October 24, 2007

Santa Cruz votes to fight state's moth spraying in court

TOM RAGAN
SENTINEL STAFF WRITER

In a split vote Tuesday, the Santa Cruz City Council decided to challenge the state's aerial spraying of the light brown apple on the basis the state failed to conduct an environmental review on the impact the pesticide will have on the people and the environment under the California Environmental Quality Act.

With City Council members Cynthia Mathews and Lynn Robinson dissenting, Mayor Emily Reilly and councilmen Ed Porter, Tony Madrigal and Ryan Coonerty voted to hire Sacramento environmental attorney Jim Moose to lead the city's fight against the state, said Assistant City Attorney Tony Condotti after the closed session.

Moose has worked with the city in the past, most recently in trying to stop UC Santa Cruz from expanding, Condotti said.

The Santa Cruz County Board of Supervisors on Tuesday also condemned the state's plan to spray in urban settings until a full environmental assessment was completed. But the supervisors stopped short of pursuing the matter legally, a disappointment to the some on the City Council who hoped to file a lawsuit jointly, Reilly said.

The city hopes Moose can help them stop the state's spraying by claiming in Santa Cruz County Superior Court that the state should not have been exempt from an environmental review -- and that the declaration of emergency does not live up to the act's definition of what entails an emergency, Condotti said.

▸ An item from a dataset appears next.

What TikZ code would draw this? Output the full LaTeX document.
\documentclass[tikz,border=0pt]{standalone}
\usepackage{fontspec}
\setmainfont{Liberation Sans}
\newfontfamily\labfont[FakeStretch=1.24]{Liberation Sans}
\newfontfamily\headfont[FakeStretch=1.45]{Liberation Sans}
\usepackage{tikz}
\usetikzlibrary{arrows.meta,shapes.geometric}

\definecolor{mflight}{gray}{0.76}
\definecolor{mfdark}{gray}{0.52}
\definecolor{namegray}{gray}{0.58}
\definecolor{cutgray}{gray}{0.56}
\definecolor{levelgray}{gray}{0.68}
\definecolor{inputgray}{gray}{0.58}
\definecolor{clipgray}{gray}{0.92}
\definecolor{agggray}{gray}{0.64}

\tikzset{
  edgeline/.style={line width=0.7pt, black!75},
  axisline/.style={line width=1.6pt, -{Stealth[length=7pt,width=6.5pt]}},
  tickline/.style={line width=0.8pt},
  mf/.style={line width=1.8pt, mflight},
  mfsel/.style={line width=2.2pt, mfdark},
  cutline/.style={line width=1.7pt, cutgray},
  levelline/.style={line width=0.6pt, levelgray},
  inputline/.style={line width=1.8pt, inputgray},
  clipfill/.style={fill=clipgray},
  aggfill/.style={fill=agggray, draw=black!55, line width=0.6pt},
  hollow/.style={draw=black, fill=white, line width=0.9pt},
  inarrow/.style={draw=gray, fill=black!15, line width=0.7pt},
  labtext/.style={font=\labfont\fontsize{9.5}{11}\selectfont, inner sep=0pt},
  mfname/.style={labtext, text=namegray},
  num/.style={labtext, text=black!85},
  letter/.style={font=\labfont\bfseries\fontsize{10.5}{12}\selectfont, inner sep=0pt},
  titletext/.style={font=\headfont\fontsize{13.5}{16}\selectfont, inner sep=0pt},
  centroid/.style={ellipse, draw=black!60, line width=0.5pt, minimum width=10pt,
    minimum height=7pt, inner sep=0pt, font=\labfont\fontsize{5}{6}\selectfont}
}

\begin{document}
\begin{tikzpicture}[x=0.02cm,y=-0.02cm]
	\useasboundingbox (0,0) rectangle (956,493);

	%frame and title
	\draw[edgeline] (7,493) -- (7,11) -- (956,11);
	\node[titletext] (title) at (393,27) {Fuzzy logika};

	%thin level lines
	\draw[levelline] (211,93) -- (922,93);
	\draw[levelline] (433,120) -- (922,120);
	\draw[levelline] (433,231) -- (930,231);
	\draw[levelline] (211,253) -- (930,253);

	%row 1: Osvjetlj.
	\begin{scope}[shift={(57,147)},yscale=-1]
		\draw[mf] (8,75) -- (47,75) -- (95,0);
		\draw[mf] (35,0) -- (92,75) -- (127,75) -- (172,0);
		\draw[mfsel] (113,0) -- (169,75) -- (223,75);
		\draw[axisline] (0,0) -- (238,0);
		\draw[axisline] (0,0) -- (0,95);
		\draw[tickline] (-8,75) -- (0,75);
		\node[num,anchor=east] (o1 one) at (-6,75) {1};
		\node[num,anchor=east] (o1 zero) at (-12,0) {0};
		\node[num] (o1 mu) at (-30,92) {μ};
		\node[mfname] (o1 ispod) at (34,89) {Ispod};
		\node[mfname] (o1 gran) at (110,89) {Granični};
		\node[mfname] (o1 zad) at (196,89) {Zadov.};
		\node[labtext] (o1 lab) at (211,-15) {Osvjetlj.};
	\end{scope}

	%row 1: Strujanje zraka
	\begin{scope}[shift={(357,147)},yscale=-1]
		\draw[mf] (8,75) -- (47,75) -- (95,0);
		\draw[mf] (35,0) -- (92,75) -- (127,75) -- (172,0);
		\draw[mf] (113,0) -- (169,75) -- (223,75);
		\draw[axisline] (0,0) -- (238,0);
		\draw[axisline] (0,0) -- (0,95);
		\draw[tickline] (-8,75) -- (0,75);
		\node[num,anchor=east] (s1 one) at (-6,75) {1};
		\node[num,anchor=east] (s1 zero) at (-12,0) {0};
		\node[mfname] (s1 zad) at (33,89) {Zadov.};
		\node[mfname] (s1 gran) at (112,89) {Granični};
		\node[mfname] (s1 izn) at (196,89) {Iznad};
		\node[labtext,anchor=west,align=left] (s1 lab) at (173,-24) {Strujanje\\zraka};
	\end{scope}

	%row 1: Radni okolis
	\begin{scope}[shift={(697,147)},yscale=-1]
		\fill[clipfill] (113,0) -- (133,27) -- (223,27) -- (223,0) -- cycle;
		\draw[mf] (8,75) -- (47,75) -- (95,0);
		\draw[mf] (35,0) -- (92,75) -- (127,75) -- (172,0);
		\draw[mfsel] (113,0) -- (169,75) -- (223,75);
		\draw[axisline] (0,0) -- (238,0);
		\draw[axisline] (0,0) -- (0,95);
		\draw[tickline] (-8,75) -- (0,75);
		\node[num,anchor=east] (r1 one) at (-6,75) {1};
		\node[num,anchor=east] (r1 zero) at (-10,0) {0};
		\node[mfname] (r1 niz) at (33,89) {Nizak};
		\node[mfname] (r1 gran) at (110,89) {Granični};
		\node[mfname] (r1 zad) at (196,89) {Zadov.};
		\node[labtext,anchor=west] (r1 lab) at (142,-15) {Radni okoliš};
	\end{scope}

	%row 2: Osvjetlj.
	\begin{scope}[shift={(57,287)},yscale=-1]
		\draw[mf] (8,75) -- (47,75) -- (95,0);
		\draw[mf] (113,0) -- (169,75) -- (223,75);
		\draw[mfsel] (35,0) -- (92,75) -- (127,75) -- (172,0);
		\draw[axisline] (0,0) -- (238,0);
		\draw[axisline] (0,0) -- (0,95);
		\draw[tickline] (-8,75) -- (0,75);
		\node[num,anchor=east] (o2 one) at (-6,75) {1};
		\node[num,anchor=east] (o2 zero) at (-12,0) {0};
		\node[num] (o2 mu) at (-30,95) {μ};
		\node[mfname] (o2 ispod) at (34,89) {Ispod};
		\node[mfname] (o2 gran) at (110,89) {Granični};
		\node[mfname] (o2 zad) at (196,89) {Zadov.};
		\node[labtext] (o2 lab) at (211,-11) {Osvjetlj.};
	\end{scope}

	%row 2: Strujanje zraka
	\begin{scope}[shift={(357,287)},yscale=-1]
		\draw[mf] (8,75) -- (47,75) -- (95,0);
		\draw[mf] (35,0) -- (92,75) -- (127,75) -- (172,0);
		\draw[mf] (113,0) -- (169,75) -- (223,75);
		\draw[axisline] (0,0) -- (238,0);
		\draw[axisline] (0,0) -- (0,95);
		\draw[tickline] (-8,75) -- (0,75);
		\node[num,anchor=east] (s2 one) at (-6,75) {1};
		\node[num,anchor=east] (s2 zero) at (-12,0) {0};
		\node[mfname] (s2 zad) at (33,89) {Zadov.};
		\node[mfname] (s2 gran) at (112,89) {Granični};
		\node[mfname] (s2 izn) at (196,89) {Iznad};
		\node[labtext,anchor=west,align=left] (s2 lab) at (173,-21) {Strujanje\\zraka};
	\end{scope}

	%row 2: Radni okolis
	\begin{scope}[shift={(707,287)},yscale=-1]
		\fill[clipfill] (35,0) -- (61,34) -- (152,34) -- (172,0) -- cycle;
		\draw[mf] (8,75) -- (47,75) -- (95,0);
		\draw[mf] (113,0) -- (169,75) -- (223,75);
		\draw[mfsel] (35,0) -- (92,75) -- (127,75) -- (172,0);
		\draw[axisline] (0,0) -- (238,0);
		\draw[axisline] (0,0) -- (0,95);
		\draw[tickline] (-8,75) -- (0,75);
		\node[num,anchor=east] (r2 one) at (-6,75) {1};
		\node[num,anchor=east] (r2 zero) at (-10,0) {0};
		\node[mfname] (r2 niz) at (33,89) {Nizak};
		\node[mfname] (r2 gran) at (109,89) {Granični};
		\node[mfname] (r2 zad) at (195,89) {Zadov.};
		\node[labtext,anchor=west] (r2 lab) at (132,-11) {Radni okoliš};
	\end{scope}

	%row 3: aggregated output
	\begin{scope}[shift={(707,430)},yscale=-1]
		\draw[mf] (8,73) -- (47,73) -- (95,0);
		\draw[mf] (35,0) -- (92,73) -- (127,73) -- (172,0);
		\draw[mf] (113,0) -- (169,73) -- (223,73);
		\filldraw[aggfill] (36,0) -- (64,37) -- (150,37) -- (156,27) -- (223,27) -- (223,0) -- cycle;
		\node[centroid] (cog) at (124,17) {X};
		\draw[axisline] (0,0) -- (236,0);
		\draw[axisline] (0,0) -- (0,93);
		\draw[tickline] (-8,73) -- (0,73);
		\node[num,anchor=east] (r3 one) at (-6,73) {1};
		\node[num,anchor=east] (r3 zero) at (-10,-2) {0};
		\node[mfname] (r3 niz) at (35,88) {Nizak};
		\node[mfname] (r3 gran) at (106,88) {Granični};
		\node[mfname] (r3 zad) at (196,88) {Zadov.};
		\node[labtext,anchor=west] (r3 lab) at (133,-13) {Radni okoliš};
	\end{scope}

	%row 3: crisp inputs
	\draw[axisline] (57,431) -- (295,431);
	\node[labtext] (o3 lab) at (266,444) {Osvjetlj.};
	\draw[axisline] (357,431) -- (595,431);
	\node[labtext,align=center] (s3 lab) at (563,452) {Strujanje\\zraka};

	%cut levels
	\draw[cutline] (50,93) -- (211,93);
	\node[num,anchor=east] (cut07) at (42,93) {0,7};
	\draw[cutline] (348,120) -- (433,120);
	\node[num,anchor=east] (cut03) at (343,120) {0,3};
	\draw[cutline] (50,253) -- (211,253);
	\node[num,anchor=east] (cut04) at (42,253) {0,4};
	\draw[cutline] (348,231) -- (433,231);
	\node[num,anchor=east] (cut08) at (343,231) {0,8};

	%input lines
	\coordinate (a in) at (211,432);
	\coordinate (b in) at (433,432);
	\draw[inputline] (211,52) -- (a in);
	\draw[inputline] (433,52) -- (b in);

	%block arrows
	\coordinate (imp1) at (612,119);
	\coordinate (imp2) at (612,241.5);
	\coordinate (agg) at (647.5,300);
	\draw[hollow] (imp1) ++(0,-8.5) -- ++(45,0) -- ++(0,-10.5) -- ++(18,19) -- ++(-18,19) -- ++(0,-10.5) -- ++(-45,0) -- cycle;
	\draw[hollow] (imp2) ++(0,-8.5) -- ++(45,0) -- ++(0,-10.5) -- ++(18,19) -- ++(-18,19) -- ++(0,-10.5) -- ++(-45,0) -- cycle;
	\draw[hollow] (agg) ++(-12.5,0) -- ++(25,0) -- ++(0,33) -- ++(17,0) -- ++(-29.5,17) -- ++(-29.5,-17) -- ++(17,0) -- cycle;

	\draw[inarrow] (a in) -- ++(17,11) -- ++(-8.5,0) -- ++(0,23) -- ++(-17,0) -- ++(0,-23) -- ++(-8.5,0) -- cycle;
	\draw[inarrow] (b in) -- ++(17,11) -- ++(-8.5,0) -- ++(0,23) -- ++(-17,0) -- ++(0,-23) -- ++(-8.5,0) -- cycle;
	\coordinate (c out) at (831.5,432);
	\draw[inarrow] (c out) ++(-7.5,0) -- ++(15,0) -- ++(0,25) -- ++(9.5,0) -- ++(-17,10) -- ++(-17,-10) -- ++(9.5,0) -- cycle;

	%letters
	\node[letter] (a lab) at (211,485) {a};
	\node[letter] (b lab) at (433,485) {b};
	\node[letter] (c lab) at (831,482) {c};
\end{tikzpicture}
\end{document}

"The issue isn't the moth so much as it is the lack of environmental review and the regulations set forth in the state's Environmental Quality Act," said Condotti. "Having reviewed it carefully myself, I think there's a good argument..."

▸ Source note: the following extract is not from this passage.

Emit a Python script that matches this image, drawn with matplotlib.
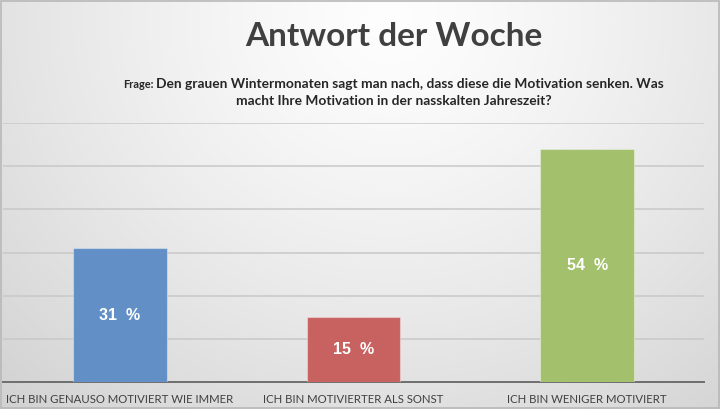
import numpy as np
import matplotlib
matplotlib.use("Agg")
import matplotlib.pyplot as plt

categories = ["ICH BIN GENAUSO MOTIVIERT WIE IMMER", "ICH BIN MOTIVIERTER ALS SONST", "ICH BIN WENIGER MOTIVIERT"]
values = [31, 15, 54]
bar_labels = ["31  %", "15  %", "54  %"]
colors = ["#6290C6", "#C86260", "#A3C16C"]
title = "Antwort der Woche"
question_prefix = "Frage:"
question_line1 = "Den grauen Wintermonaten sagt man nach, dass diese die Motivation senken. Was"
question_line2 = "macht Ihre Motivation in der nasskalten Jahreszeit?"

FONT = ["Lato", "DejaVu Sans"]
W, H = 720, 409
fig = plt.figure(figsize=(W/100, H/100), dpi=100)

# background radial gradient
bg = fig.add_axes([0, 0, 1, 1], zorder=-10)
yy, xx = np.mgrid[0:H, 0:W]
cx, cy = 390, 20
d = np.sqrt(((xx - cx) / 560.0) ** 2 + ((yy - cy) / 520.0) ** 2)
val = 0.995 - 0.17 * np.clip(d, 0, 1.3) ** 1.3
img = np.dstack([val, val, val])
bg.imshow(img, extent=[0, W, H, 0], aspect="auto", interpolation="bilinear")
bg.set_xlim(0, W); bg.set_ylim(H, 0)
bg.axis("off")
bg.add_patch(plt.Rectangle((0.5, 0.5), W - 1.5, H - 1.5, fill=False, ec="#b8b8b8", lw=1.2))

ax = fig.add_axes([3/W, 27/H, 701/W, 259/H])
ax.patch.set_alpha(0)
x = np.arange(len(categories))
ax.bar(x, values, width=0.4, color=colors, edgecolor=(1, 1, 1, 0.35), linewidth=0.8, zorder=3)
ax.set_xlim(-0.5, len(categories) - 0.5)
ax.set_ylim(0, 60)
ax.set_yticks(np.arange(10, 61, 10))
ax.yaxis.grid(True, color="#c8c8c8", lw=1.1, zorder=0)
ax.set_axisbelow(True)
for s in ["top", "right", "left"]:
    ax.spines[s].set_visible(False)
ax.spines["bottom"].set_color("#6e6e6e")
ax.spines["bottom"].set_linewidth(1.4)
ax.tick_params(left=False, labelleft=False, bottom=False)
ax.set_xticks(x)
ax.set_xticklabels(categories, fontsize=8.2, color="#404040", family=FONT)
ax.tick_params(axis="x", pad=5)

for xi, v, lab in zip(x, values, bar_labels):
    ax.text(xi, v / 2, lab, ha="center", va="center", color="white",
            fontsize=11.5, fontweight="bold", family=["Liberation Sans", "DejaVu Sans"], zorder=5)

fig.text(394/W, 1 - 37/H, title, ha="center", va="center", fontsize=24,
         fontweight="bold", color="#404040", family=FONT)

fs = 9.9
t1 = fig.text(410/W, 1 - 84/H, question_line1, ha="center", va="center", fontsize=fs,
              fontweight="bold", color="#262626", family=FONT)
fig.canvas.draw()
bb = t1.get_window_extent()
fig.text((bb.x0 - 3) / W, 1 - 84/H, question_prefix, ha="right", va="center", fontsize=fs * 0.8,
         fontweight="bold", color="#262626", family=FONT)
fig.text(394/W, 1 - 101/H, question_line2, ha="center", va="center", fontsize=fs,
         fontweight="bold", color="#262626", family=FONT)

fig.savefig("out.png", dpi=100)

According to the language in the act, Condotti said, a declaration of emergency is "a sudden, unexpected occurrence involving a clear and imminent danger demanding an immediate action to prevent or mitigate loss of or damage to life, health, property or essential public services."

The state in early October filed an exemption from an environmental review on the basis that the moth, if not stopped, could cause significant damage to California's agricultural industry -- to the tune of some $640 million a year. The highest concentration of the light brown apple moth in the state has been found in Live Oak and Soquel with more than 7,500 trapped. The state says the moth has the potential to damage 250 crops and more than 1,000 plants including the Central Coast cypress, redwoods, oaks and other varieties found in urban and suburban landscaping, public parks and natural environment. Among the list of agricultural crops on the moth's diet are grapes, citrus and stone fruits.

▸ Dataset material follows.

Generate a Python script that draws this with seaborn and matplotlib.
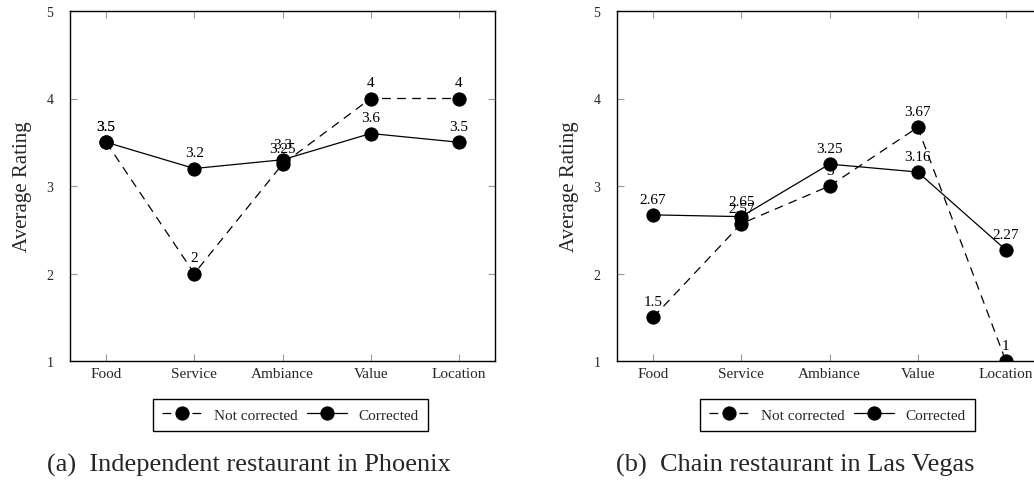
import matplotlib
matplotlib.use("Agg")
import matplotlib.pyplot as plt
import seaborn as sns
import pandas as pd

categories = ["Food", "Service", "Ambiance", "Value", "Location"]
phx_not_corrected = [3.5, 2, 3.25, 4, 4]
phx_corrected = [3.5, 3.2, 3.3, 3.6, 3.5]
lv_not_corrected = [1.5, 2.57, 3, 3.67, 1]
lv_corrected = [2.67, 2.65, 3.25, 3.16, 2.27]
captions = ["(a)  Independent restaurant in Phoenix", "(b)  Chain restaurant in Las Vegas"]
yticks = [1, 2, 3, 4, 5]

sns.set_style("white")
plt.rcParams["font.family"] = ["Liberation Serif", "DejaVu Serif"]
plt.rcParams["mathtext.fontset"] = "stix"

fig = plt.figure(figsize=(10.34, 4.85), dpi=100)
W, H = 1034, 485
ax_w, ax_h = 425, 350
top = 12
axes = [
    fig.add_axes([70 / W, (H - top - ax_h) / H, ax_w / W, ax_h / H]),
    fig.add_axes([617 / W, (H - top - ax_h) / H, ax_w / W, ax_h / H]),
]
caption_x = [249, 795]

datasets = [(phx_not_corrected, phx_corrected), (lv_not_corrected, lv_corrected)]

for ax, (nc, c), cap, cx in zip(axes, datasets, captions, caption_x):
    df = pd.DataFrame({
        "aspect": categories * 2,
        "rating": nc + c,
        "series": ["Not corrected"] * len(categories) + ["Corrected"] * len(categories),
    })
    sns.lineplot(data=df, x="aspect", y="rating", style="series",
                 style_order=["Not corrected", "Corrected"],
                 dashes={"Not corrected": (7, 5), "Corrected": ""},
                 markers={"Not corrected": "o", "Corrected": "o"},
                 color="black", markersize=9.5, linewidth=0.9,
                 markeredgecolor="black", sort=False, ax=ax)
    for vals in (nc, c):
        for i, v in enumerate(vals):
            ax.annotate(f"{v:g}", (i, v), xytext=(0, 6.5), textcoords="offset points",
                        ha="center", va="bottom", fontsize=11, color="black")
    ax.set_xlim(-0.41, 4.41)
    ax.set_ylim(1, 5)
    ax.set_yticks(yticks)
    ax.set_xlabel("")
    ax.set_ylabel("Average Rating", fontsize=15, labelpad=10)
    ax.tick_params(axis="both", which="both", direction="in", length=5, width=0.8,
                   color="#999999", labelsize=11, top=True, right=True,
                   bottom=True, left=True, pad=4)
    ax.tick_params(axis="y", labelsize=10, pad=12)
    for s in ax.spines.values():
        s.set_visible(True)
        s.set_color("black")
        s.set_linewidth(1.0)
    handles, labels = ax.get_legend_handles_labels()
    ax.legend(handles, labels, loc="center", bbox_to_anchor=(0.519, -0.154), ncol=2,
              frameon=True, fancybox=False, edgecolor="black", fontsize=11,
              handlelength=2.6, columnspacing=0.6, handletextpad=0.8,
              borderpad=0.6, framealpha=1)
    ax.get_legend().get_frame().set_linewidth(1.0)
    fig.text(cx / W, (H - 465) / H, cap, ha="center", va="center", fontsize=19)

fig.savefig("out.png", dpi=100)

But some residents in Santa Cruz and Monterey counties have opposed the state's tactics, saying the long-term health effects of the pesticides, CheckMate LBAM-F and OLR-F, manufactured by Bend, Ore.-based Suterra LLC, are unknown.

The state claims the pesticides merely confuse the male moths by replicating the scent of female moths, thus throwing the males course and effectively disrupting the mating cycle to the point where they die off.

While independent chemists contacted by the Sentinel say the pesticides are safe, provided they are administered in low concentrations, for some residents the issue has become a matter of individual rights versus what the state can or cannot do.

A similar lawsuit has been filed in Monterey County Superior Court by HOPE, or Helping Our Peninsula's Environment, a Carmel group. It lost its battle to stop the spraying last week when Judge Robert A. O'Farrell ruled that HOPE failed to prove that one of the pesticides used by the state, OLR-F, was linked to respiratory problems reported by more than 100 Monterey Peninsula residents after it was sprayed in late September.

But HOPE still plans to pursue its claim that the state needs to conduct an environmental review, according to its executive director, David Dilworth. Although the spraying was not stopped, he's hoping to stop it in the spring.

Spraying on the peninsula resumes today. Spraying over North Monterey County and parts of Santa Cruz County is scheduled for Nov. 4-9.